# Nvidia GT 650M Overheating in Samsung laptop.



## dan4u (Jul 18, 2012)

I recently bought a Samsung NP550P5C laptop,
3rd Gen i5 3210M
2GB Nvidia GT 650M DDR3
6GB RAM
1TB HD
I've installed Max Payne 3, the gameplay is decent during the first 10-15 mins i.e 40-50 fps, but then there is a drastic drop in frame rate to 8-10 fps, it stays at 8-10 fps for about 30-50 seconds and then goes back up to 40-50 fps, this happens even when paused!!! and occurs again after 2 mins. so every time there's a drop in frame rate I have to pause and wait for the fps to increase, its really frustrating . This happens to all games installed i.e NFS Hot pursuit, BF3...etc
the GPU temperature is around 80-88 degree Celsius while gaming
I thought its a driver problem, so installed a Beta version driver released by Nvidia, but the problem remains. any ideas?

I did a little searching and found out that fps drops when the gpu overheats,
but overheating usually happens to old/aged computers, mines hardly a week old. and I'm not blocking any air vents, I've propped it on a book and there's even a tower fan blowing air to cool it down.

So, could it be a manufacturing defect or should I get a proper laptop cooler??


----------



## Hrishi (Jul 18, 2012)

What are your settings in Nvidia control Panel , it can help in identifying the problem.

Also are there any heavy background apps running other than Games ?

AFAIK , when GPU/CPU gets too hot or cross the thermal threshold they Underclock themselves to getaway from over heating.
This will reduce the performance a lot , due to downclocking and is not good for long run.

I would suggest trying some Monitoring software for temperature.


----------



## dan4u (Jul 18, 2012)

Rishi. said:


> What are your settings in Nvidia control Panel , it can help in identifying the problem.
> 
> Also are there any heavy background apps running other than Games ?
> 
> ...


thanks for the reply
At first I chose auto-select in the nvidia control panel, it always chose the 650M while gaming. Then I manually added  Max payne and nfs, in the nvidia control panel. and there are no heavy background apps, of the 6GB RAM only 3GB is used and I can easily browse with the game minimized.

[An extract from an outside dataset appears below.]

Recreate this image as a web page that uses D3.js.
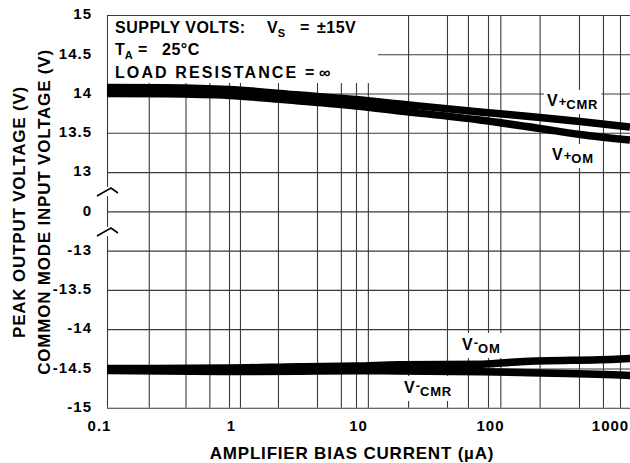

That's also what I think, that the gpu is underclocking under high temperature . and I used HWmonitor and GPU-Z to monitor the temp. 
The Maximum recorded GPU Temp was 90C, but even at 85C this happens.

I don't get it, if the gpu underclocks after 10-15 mins isn't there something wrong with it?? a hardware issue??

I just bought this lap last week, I'm wondering if the dealer will give me another piece or ask me to go to samsung service


----------



## s18000rpm (Jul 18, 2012)

my gt540m touches 92 degs while playing bf3, i dont have any fps drop/freeze problems.
Install the WHQL driver & use 'clean install' while instaling. and put laptop in high performance mode while playing.


----------



## dan4u (Jul 18, 2012)

s18000rpm said:


> my gt540m touches 92 degs while playing bf3, i dont have any fps drop/freeze problems.
> Install the WHQL driver & use 'clean install' while instaling. and put laptop in high performance mode while playing.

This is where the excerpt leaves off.